Use gel or paste food coloring made for chocolate. Add dye to warm cream before pouring it over chopped chocolate so it disperses evenly, and ensure the dye and chocolate are at similar temperatures to avoid seizing.

Storage and serving suggestions
Store the cheesecake in the refrigerator. Chilled, it will be thick, creamy, and slice cleanly. If you prefer a softer texture, let slices warm slightly at room temperature before serving.
The cheesecake will keep for several days when covered and refrigerated.


Low Carb Blackout Cheesecake for Halloween ( It’s Mocha Fudge!)
A chocolate mocha fudge New York–style cheesecake decorated for Halloween. Thick, creamy, and black all the way through, it’s a dramatic low-carb dessert for the holiday table.
Ingredients
Chocolate Crust
- 2 cups almond flour
- 2 Tbsp powdered sweetener (erythritol or blend)
- 2 Tbsp melted butter
- 2 Tbsp cocoa powder
- 1 tsp vanilla
- 1 large egg
- 4–5 drops black food dye (optional)
Chocolate Mocha Cheesecake Filling
- 3 cups (24 oz) full-fat cream cheese
- 3 large eggs
- 1 cup powdered sweetener
- 2/3 cup cocoa powder
- 2 tsp instant espresso granules
- 1 tsp vanilla
- 10–12 drops black food coloring (optional)
Topping
- 1 cup dark chocolate chips (sugar-free if desired)
- 1/2 cup white chocolate chips
- 1 cup heavy cream
- 4–5 drops black food coloring (optional)
Instructions
Crust
- Preheat oven to 350°F.
- Combine almond flour, powdered erythritol, and cocoa powder in a bowl and transfer to a 9-inch springform pan wrapped in foil.
- Whisk melted butter with the egg, vanilla, and food dye (if using) and add to the dry ingredients.
- Mix until a soft dough forms, press evenly into the pan, and prick the crust with a fork.
- Bake 8–10 minutes until lightly set and slightly golden. Cool to room temperature before adding filling.
Cheesecake Base
- Beat cream cheese, vanilla, powdered erythritol, cocoa powder, and espresso until soft and smooth.
- Add eggs one at a time, scraping the bowl between additions. Add black food coloring if desired and blend to combine.
- Pour filling into the cooled crust and bake at 350°F for 35–40 minutes until the edges are set and the center still jiggles slightly.
- Turn off the oven and leave the cheesecake inside to cool gradually.
Ganache Topping
- Place dark chocolate chips in a bowl.
- Warm heavy cream until small bubbles form around the edge (do not boil). Stir in black food coloring if using.

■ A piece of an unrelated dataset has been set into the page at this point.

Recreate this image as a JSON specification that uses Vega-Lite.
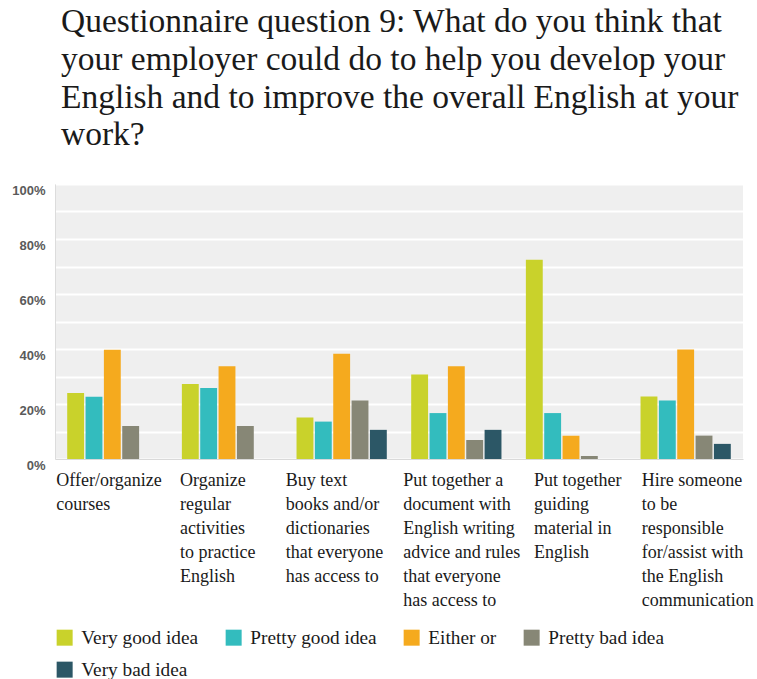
{
  "$schema": "https://vega.github.io/schema/vega-lite/v6.json",
  "width": 688,
  "height": 275,
  "autosize": {"type": "none"},
  "padding": {"left": 55, "top": 184, "right": 14, "bottom": 220},
  "background": "white",
  "title": {
    "text": ["Questionnaire question 9: What do you think that", "your employer could do to help you develop your", "English and to improve the overall English at your", "work?"],
    "font": "Liberation Serif",
    "fontSize": 33.5,
    "fontWeight": "normal",
    "color": "#1a1a1a",
    "anchor": "start",
    "frame": "group",
    "lineHeight": 37.7,
    "dx": 6,
    "offset": 31
  },
  "data": {
    "values": [
      {"question": "Offer/organize courses", "response": "Very good idea", "value": 0.24},
      {"question": "Offer/organize courses", "response": "Pretty good idea", "value": 0.226},
      {"question": "Offer/organize courses", "response": "Either or", "value": 0.397},
      {"question": "Offer/organize courses", "response": "Pretty bad idea", "value": 0.12},
      {"question": "Offer/organize courses", "response": "Very bad idea", "value": 0},
      {"question": "Organize regular activities to practice English", "response": "Very good idea", "value": 0.273},
      {"question": "Organize regular activities to practice English", "response": "Pretty good idea", "value": 0.258},
      {"question": "Organize regular activities to practice English", "response": "Either or", "value": 0.337},
      {"question": "Organize regular activities to practice English", "response": "Pretty bad idea", "value": 0.12},
      {"question": "Organize regular activities to practice English", "response": "Very bad idea", "value": 0},
      {"question": "Buy text books and/or dictionaries that everyone has access to", "response": "Very good idea", "value": 0.151},
      {"question": "Buy text books and/or dictionaries that everyone has access to", "response": "Pretty good idea", "value": 0.136},
      {"question": "Buy text books and/or dictionaries that everyone has access to", "response": "Either or", "value": 0.383},
      {"question": "Buy text books and/or dictionaries that everyone has access to", "response": "Pretty bad idea", "value": 0.213},
      {"question": "Buy text books and/or dictionaries that everyone has access to", "response": "Very bad idea", "value": 0.106},
      {"question": "Put together a document with English writing advice and rules that everyone has access to", "response": "Very good idea", "value": 0.307},
      {"question": "Put together a document with English writing advice and rules that everyone has access to", "response": "Pretty good idea", "value": 0.167},
      {"question": "Put together a document with English writing advice and rules that everyone has access to", "response": "Either or", "value": 0.337},
      {"question": "Put together a document with English writing advice and rules that everyone has access to", "response": "Pretty bad idea", "value": 0.069},
      {"question": "Put together a document with English writing advice and rules that everyone has access to", "response": "Very bad idea", "value": 0.106},
      {"question": "Put together guiding material in English", "response": "Very good idea", "value": 0.725},
      {"question": "Put together guiding material in English", "response": "Pretty good idea", "value": 0.167},
      {"question": "Put together guiding material in English", "response": "Either or", "value": 0.085},
      {"question": "Put together guiding material in English", "response": "Pretty bad idea", "value": 0.011},
      {"question": "Put together guiding material in English", "response": "Very bad idea", "value": 0},
      {"question": "Hire someone to be responsible for/assist with the English communication", "response": "Very good idea", "value": 0.227},
      {"question": "Hire someone to be responsible for/assist with the English communication", "response": "Pretty good idea", "value": 0.213},
      {"question": "Hire someone to be responsible for/assist with the English communication", "response": "Either or", "value": 0.398},
      {"question": "Hire someone to be responsible for/assist with the English communication", "response": "Pretty bad idea", "value": 0.085},
      {"question": "Hire someone to be responsible for/assist with the English communication", "response": "Very bad idea", "value": 0.055}
    ]
  },
  "mark": {"type": "bar"},
  "encoding": {
    "x": {
      "field": "question",
      "type": "nominal",
      "sort": null,
      "scale": {"paddingInner": 0.2, "paddingOuter": 0.1},
      "axis": {
        "title": null,
        "labelAngle": 0,
        "labelAlign": "left",
        "labelBaseline": "top",
        "labelFont": "Liberation Serif",
        "labelFontSize": 18,
        "labelLineHeight": 24,
        "labelColor": "#1a1a1a",
        "labelPadding": 12,
        "labelLimit": 0,
        "labelOverlap": false,
        "ticks": false,
        "domainColor": "#d9d9d9",
        "labelOffset": {
          "condition": [
            {"test": "datum.value === 'Organize regular activities to practice English'", "value": -47},
            {"test": "datum.value === 'Put together guiding material in English'", "value": -37},
            {"test": "datum.value === 'Hire someone to be responsible for/assist with the English communication'", "value": -44},
            {"test": "datum.value === 'Put together a document with English writing advice and rules that everyone has access to'", "value": -53}
          ],
          "value": -56
        },
        "labelExpr": "datum.value === 'Offer/organize courses' ? ['Offer/organize', 'courses'] : datum.value === 'Organize regular activities to practice English' ? ['Organize', 'regular', 'activities', 'to practice', 'English'] : datum.value === 'Buy text books and/or dictionaries that everyone has access to' ? ['Buy text', 'books and/or', 'dictionaries', 'that everyone', 'has access to'] : datum.value === 'Put together a document with English writing advice and rules that everyone has access to' ? ['Put together a', 'document with', 'English writing', 'advice and rules', 'that everyone', 'has access to'] : datum.value === 'Put together guiding material in English' ? ['Put together', 'guiding', 'material in', 'English'] : ['Hire someone', 'to be', 'responsible', 'for/assist with', 'the English', 'communication']"
      }
    },
    "xOffset": {
      "field": "response",
      "type": "nominal",
      "sort": ["Very good idea", "Pretty good idea", "Either or", "Pretty bad idea", "Very bad idea"],
      "scale": {"paddingInner": 0.08, "paddingOuter": 0.04}
    },
    "y": {
      "field": "value",
      "type": "quantitative",
      "scale": {"domain": [0, 1], "nice": false},
      "axis": {
        "title": null,
        "values": [0, 0.1, 0.2, 0.3, 0.4, 0.5, 0.6, 0.7, 0.8, 0.9, 1],
        "format": ".0%",
        "labelExpr": "round(datum.value * 100) % 20 === 0 ? datum.label : ''",
        "grid": true,
        "gridColor": "#ffffff",
        "gridWidth": 2,
        "ticks": false,
        "domain": true,
        "domainColor": "#dcdcdc",
        "labelFont": "Liberation Sans",
        "labelFontWeight": "bold",
        "labelFontSize": 13,
        "labelColor": "#5a5a5a",
        "labelPadding": 10,
        "labelBaseline": "top",
        "labelOverlap": false
      }
    },
    "color": {
      "field": "response",
      "type": "nominal",
      "scale": {
        "domain": ["Very good idea", "Pretty good idea", "Either or", "Pretty bad idea", "Very bad idea"],
        "range": ["#c9d22b", "#33bcbe", "#f5aa1e", "#878776", "#2c5766"]
      },
      "legend": {
        "title": null,
        "orient": "none",
        "legendX": 0,
        "legendY": 444,
        "direction": "horizontal",
        "columns": 4,
        "symbolType": "square",
        "symbolSize": 256,
        "symbolStrokeWidth": 0,
        "symbolOpacity": 1,
        "labelFont": "Liberation Serif",
        "labelFontSize": 19.3,
        "labelColor": "#1a1a1a",
        "labelOffset": 7,
        "labelLimit": 0,
        "columnPadding": 25,
        "rowPadding": 12
      }
    }
  },
  "config": {
    "view": {"fill": "#efefef", "stroke": null},
    "axis": {"gridOpacity": 1}
  }
}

- Pour warm cream over the chocolate, let sit 4–5 minutes, then stir until smooth and glossy. Adjust color if needed.
- Allow ganache to cool slightly, then pour over the cooled cheesecake.
- Melt white chocolate chips, transfer to a piping bag, and pipe a spiral from the rim to the center. Drag a toothpick from the center to the edge in several places to create a spider web.
- Cool the cheesecake completely before serving.
Notes
Tips for a perfectly baked cheesecake:
- Use room-temperature ingredients.
- Wrap your springform pan in foil to prevent over-browning.
- Avoid opening the oven while baking.
- Leave the cheesecake in the oven to cool slowly to minimize cracking.
Note: Black food dye will temporarily stain your mouth.
Nutrition Information:
Yield: 16
Serving Size: 1
Amount Per Serving:
Calories: 296
Total Fat: 20g
Saturated Fat: 8g
Cholesterol: 74mg
Sodium: 56mg
Carbohydrates: 7g
Net Carbohydrates: 4g
Fiber: 3g
Sugar: 4g
Protein: 7g
Nutritional information is approximate. Erythritol carbs and sugar alcohols are typically excluded from net carb counts.